The Chancellor of the CSU, Charles Reed, in my opinion has as much understanding of what goes on in a college classroom as the average squid. In blinkered pursuit of an utterly inappropriate corporate model, Reed is doing everything he can to standardize, homogenize, bowdlerize (look it up, Chuckles), and in general tear the intellectual life out of education. Some critics of the corporatization of education refer to the kind of ideal Reed's conduct implies he has in mind as the McUniversity. I usually prefer the term Info Mall.
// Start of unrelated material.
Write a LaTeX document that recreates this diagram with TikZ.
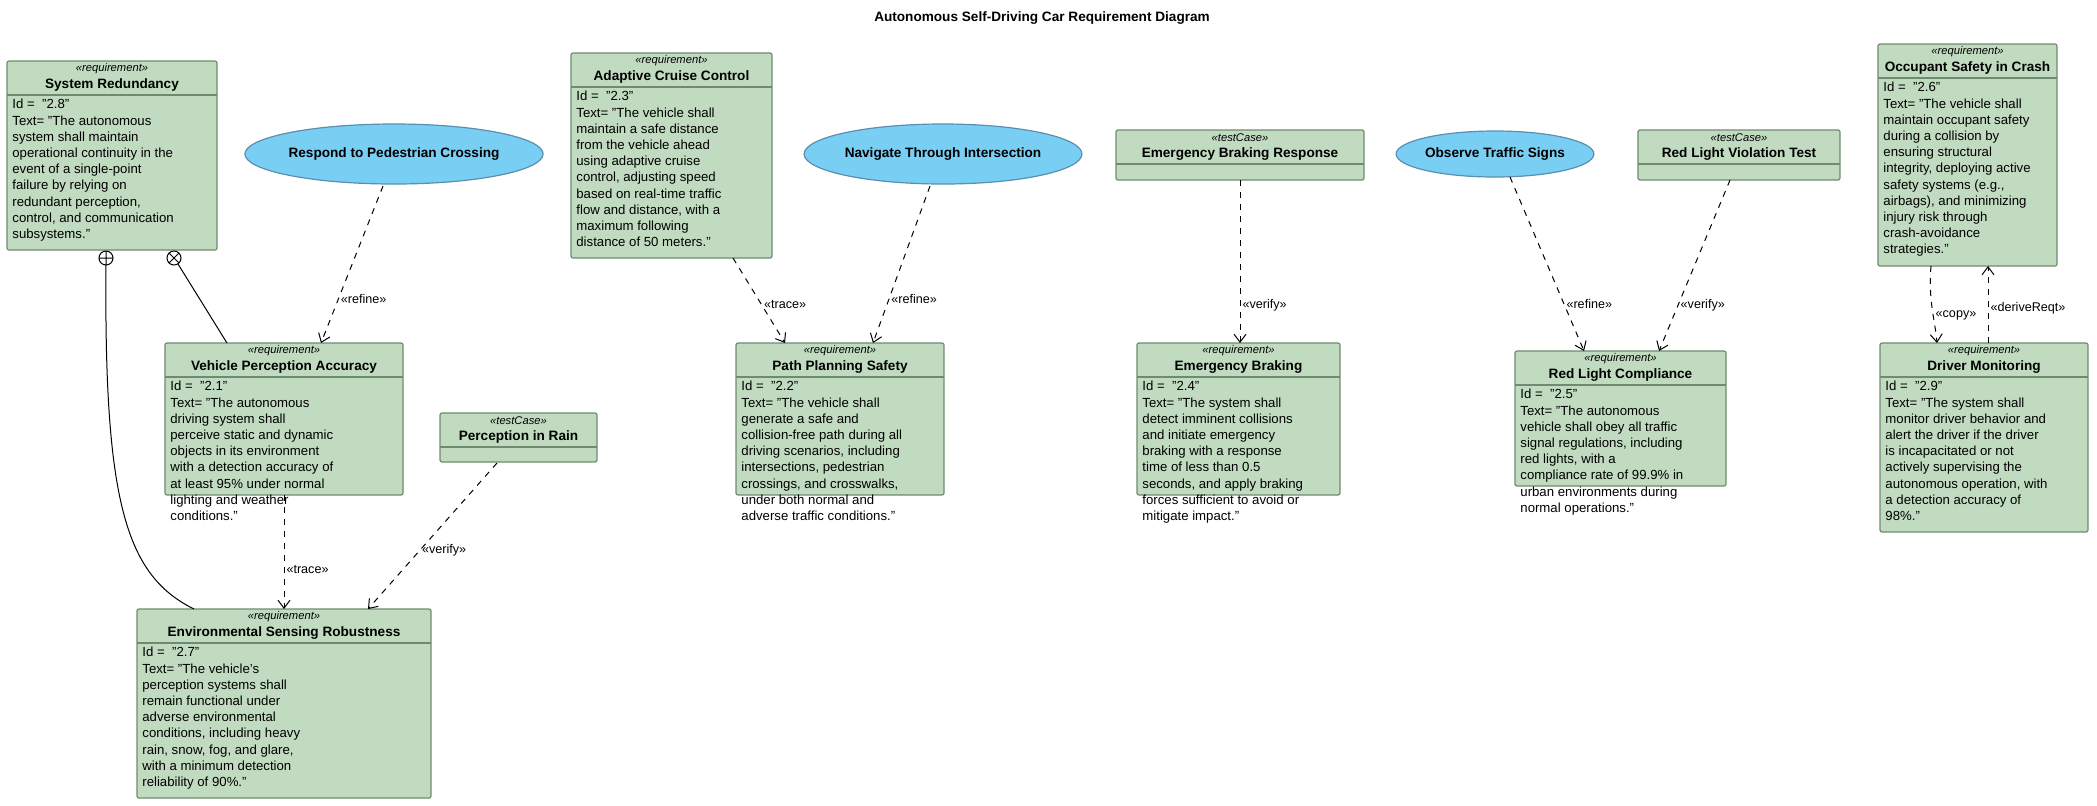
\documentclass[tikz,border=0pt]{standalone}
\usepackage{fontspec}
\setmainfont{Liberation Sans}
\usetikzlibrary{arrows.meta,shapes.geometric,fit}

\definecolor{reqfill}{HTML}{C1DBC1}
\definecolor{reqline}{HTML}{6F8A6F}
\definecolor{ucfill}{HTML}{79CEF4}
\definecolor{ucline}{HTML}{5A8FB0}

\tikzset{
  box/.style={draw=reqline, fill=reqfill, rounded corners=1pt, inner sep=0pt, line width=0.6pt},
  usecase/.style={ellipse, draw=ucline, fill=ucfill, line width=0.6pt, inner sep=0pt,
    font=\fontsize{6.8}{8}\selectfont\bfseries},
  stereo/.style={font=\fontsize{5.6}{6.5}\selectfont\itshape, inner sep=0pt},
  title/.style={font=\fontsize{6.8}{8}\selectfont\bfseries, inner sep=0pt},
  body/.style={font=\fontsize{6.6}{8.1}\selectfont, align=left, inner sep=0pt, anchor=north west},
  dep/.style={densely dashed, dash pattern=on 3pt off 3pt, line width=0.5pt, -{Straight Barb[length=4pt,width=6pt]}},
  lbl/.style={font=\fontsize{6.3}{7}\selectfont, inner sep=1pt}
}

% name, x1, y1, x2, y2, divider, stereotype, title, body
\newcommand{\reqbox}[9]{
  \coordinate (#1-nw) at (#2,#3);
  \coordinate (#1-se) at (#4,#5);
  \node[box, fit=(#1-nw)(#1-se)] (#1) {};
  \draw[reqline, line width=0.6pt] (#2,#6) -- (#4,#6);
  \node[stereo] at ({(#2+#4)/2},{#3+8}) {«#7»};
  \node[title] at ({(#2+#4)/2},{#6-10}) {#8};
  \node[body] at ({#2+5},{#6+4}) {#9};
}

\begin{document}
\begin{tikzpicture}[x=0.5pt, y=-0.5pt]
  \useasboundingbox (0,0) rectangle (2097,805);

  \node[title] at (1042,18) {Autonomous Self-Driving Car Requirement Diagram};

  % requirements and test cases
  \reqbox{sr}{7}{61}{217}{250}{95}{requirement}{System Redundancy}{Id = \ "2.8"\\Text= "The autonomous\\system shall maintain\\operational continuity in the\\event of a single-point\\failure by relying on\\redundant perception,\\control, and communication\\subsystems."}
  \reqbox{acc}{571}{53}{772}{258}{87}{requirement}{Adaptive Cruise Control}{Id = \ "2.3"\\Text= "The vehicle shall\\maintain a safe distance\\from the vehicle ahead\\using adaptive cruise\\control, adjusting speed\\based on real-time traffic\\flow and distance, with a\\maximum following\\distance of 50 meters."}
  \reqbox{ebr}{1116}{130}{1364}{180}{164}{testCase}{Emergency Braking Response}{}
  \reqbox{rlvt}{1638}{130}{1840}{180}{164}{testCase}{Red Light Violation Test}{}
  \reqbox{osc}{1878}{44}{2057}{266}{78}{requirement}{Occupant Safety in Crash}{Id = \ "2.6"\\Text= "The vehicle shall\\maintain occupant safety\\during a collision by\\ensuring structural\\integrity, deploying active\\safety systems (e.g.,\\airbags), and minimizing\\injury risk through\\crash-avoidance\\strategies."}
  \reqbox{vpa}{165}{343}{403}{495}{377}{requirement}{Vehicle Perception Accuracy}{Id = \ "2.1"\\Text= "The autonomous\\driving system shall\\perceive static and dynamic\\objects in its environment\\with a detection accuracy of\\at least 95\% under normal\\lighting and weather\\conditions."}
  \reqbox{pir}{440}{413}{597}{462}{447}{testCase}{Perception in Rain}{}
  \reqbox{pps}{736}{343}{944}{495}{377}{requirement}{Path Planning Safety}{Id = \ "2.2"\\Text= "The vehicle shall\\generate a safe and\\collision-free path during all\\driving scenarios, including\\intersections, pedestrian\\crossings, and crosswalks,\\under both normal and\\adverse traffic conditions."}
  \reqbox{eb}{1137}{343}{1340}{495}{377}{requirement}{Emergency Braking}{Id = \ "2.4"\\Text= "The system shall\\detect imminent collisions\\and initiate emergency\\braking with a response\\time of less than 0.5\\seconds, and apply braking\\forces sufficient to avoid or\\mitigate impact."}
  \reqbox{rlc}{1515}{351}{1726}{486}{385}{requirement}{Red Light Compliance}{Id = \ "2.5"\\Text= "The autonomous\\vehicle shall obey all traffic\\signal regulations, including\\red lights, with a\\compliance rate of 99.9\% in\\urban environments during\\normal operations."}
  \reqbox{dm}{1880}{343}{2088}{532}{377}{requirement}{Driver Monitoring}{Id = \ "2.9"\\Text= "The system shall\\monitor driver behavior and\\alert the driver if the driver\\is incapacitated or not\\actively supervising the\\autonomous operation, with\\a detection accuracy of\\98\%."}
  \reqbox{esr}{137}{609}{431}{798}{643}{requirement}{Environmental Sensing Robustness}{Id = \ "2.7"\\Text= "The vehicle's\\perception systems shall\\remain functional under\\adverse environmental\\conditions, including heavy\\rain, snow, fog, and glare,\\with a minimum detection\\reliability of 90\%."}

  % use cases
  \node[usecase, minimum width=141pt, minimum height=30pt] (rpc) at (394,154) {Respond to Pedestrian Crossing};
  \node[usecase, minimum width=137pt, minimum height=30pt] (nti) at (943,154) {Navigate Through Intersection};
  \node[usecase, minimum width=96pt, minimum height=23pt] (ots) at (1495,154) {Observe Traffic Signs};

  % containment
  \coordinate (cplus) at (106,258);
  \coordinate (cx) at (174,258);
  \draw[line width=0.5pt] (cplus) circle (3.5pt) +(0,-7) -- +(0,7) +(-7,0) -- +(7,0);
  \draw[line width=0.5pt] (cx) circle (3.5pt) +(-5,-5) -- +(5,5) +(-5,5) -- +(5,-5);
  \coordinate (esr-in) at (194,609);
  \coordinate (vpa-in) at (227,343);
  \draw[line width=0.5pt] (106,265) .. controls (104,500) and (125,575) .. (esr-in);
  \draw[line width=0.5pt] (178,264) -- (vpa-in);

  % dependencies
  \draw[dep] (383,186) -- node[lbl, right, pos=0.72] {«refine»} (321,343);
  \draw[dep] (284,495) -- node[lbl, right, pos=0.65] {«trace»} (284,609);
  \draw[dep] (497,463) -- node[lbl, right, pos=0.6] {«verify»} (368,609);
  \draw[dep] (733,258) -- node[lbl, right, pos=0.55] {«trace»} (785,343);
  \draw[dep] (930,186) -- node[lbl, right, pos=0.72] {«refine»} (873,343);
  \draw[dep] (1240,180) -- node[lbl, right, pos=0.77] {«verify»} (1240,343);
  \draw[dep] (1510,177) -- node[lbl, right, pos=0.73] {«refine»} (1584,351);
  \draw[dep] (1730,180) -- node[lbl, right, pos=0.73] {«verify»} (1659,351);
  \draw[dep] (1931,266) .. controls (1928,300) and (1935,320) .. node[lbl, right, pos=0.6] {«copy»} (1937,343);
  \draw[dep] (1988,343) -- node[lbl, right, pos=0.45] {«deriveReqt»} (1988,266);
\end{tikzpicture}
\end{document}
Most students are not aware of why this should make a difference to them. Perhaps for most of them, who treat their own educations as the purchase of degrees, it won't. It matters to me because it strikes at the heart of what education can do in a democratic context. Yes, educated citizens are the backbone of a truly democratic society, but I mean something more than that. Education can serve as the institutional context for public deliberation and discussion of controversial issues and ideas - it can be a place of debate about what citizenship entails and means. In our current media environment, there doesn't appear to be any other forum for such debate. And if contemporary trends continue, and if people like Chuckles the Chancellor have their way, the last best place for this kind of debate will be torn down.

If being a citizen of the United States really means being a consumer and member of the masses, then I'm wrong, we don't need education in the sense I've described, and an Info Mall is all we can afford. I hope being a citizen can still mean more than that.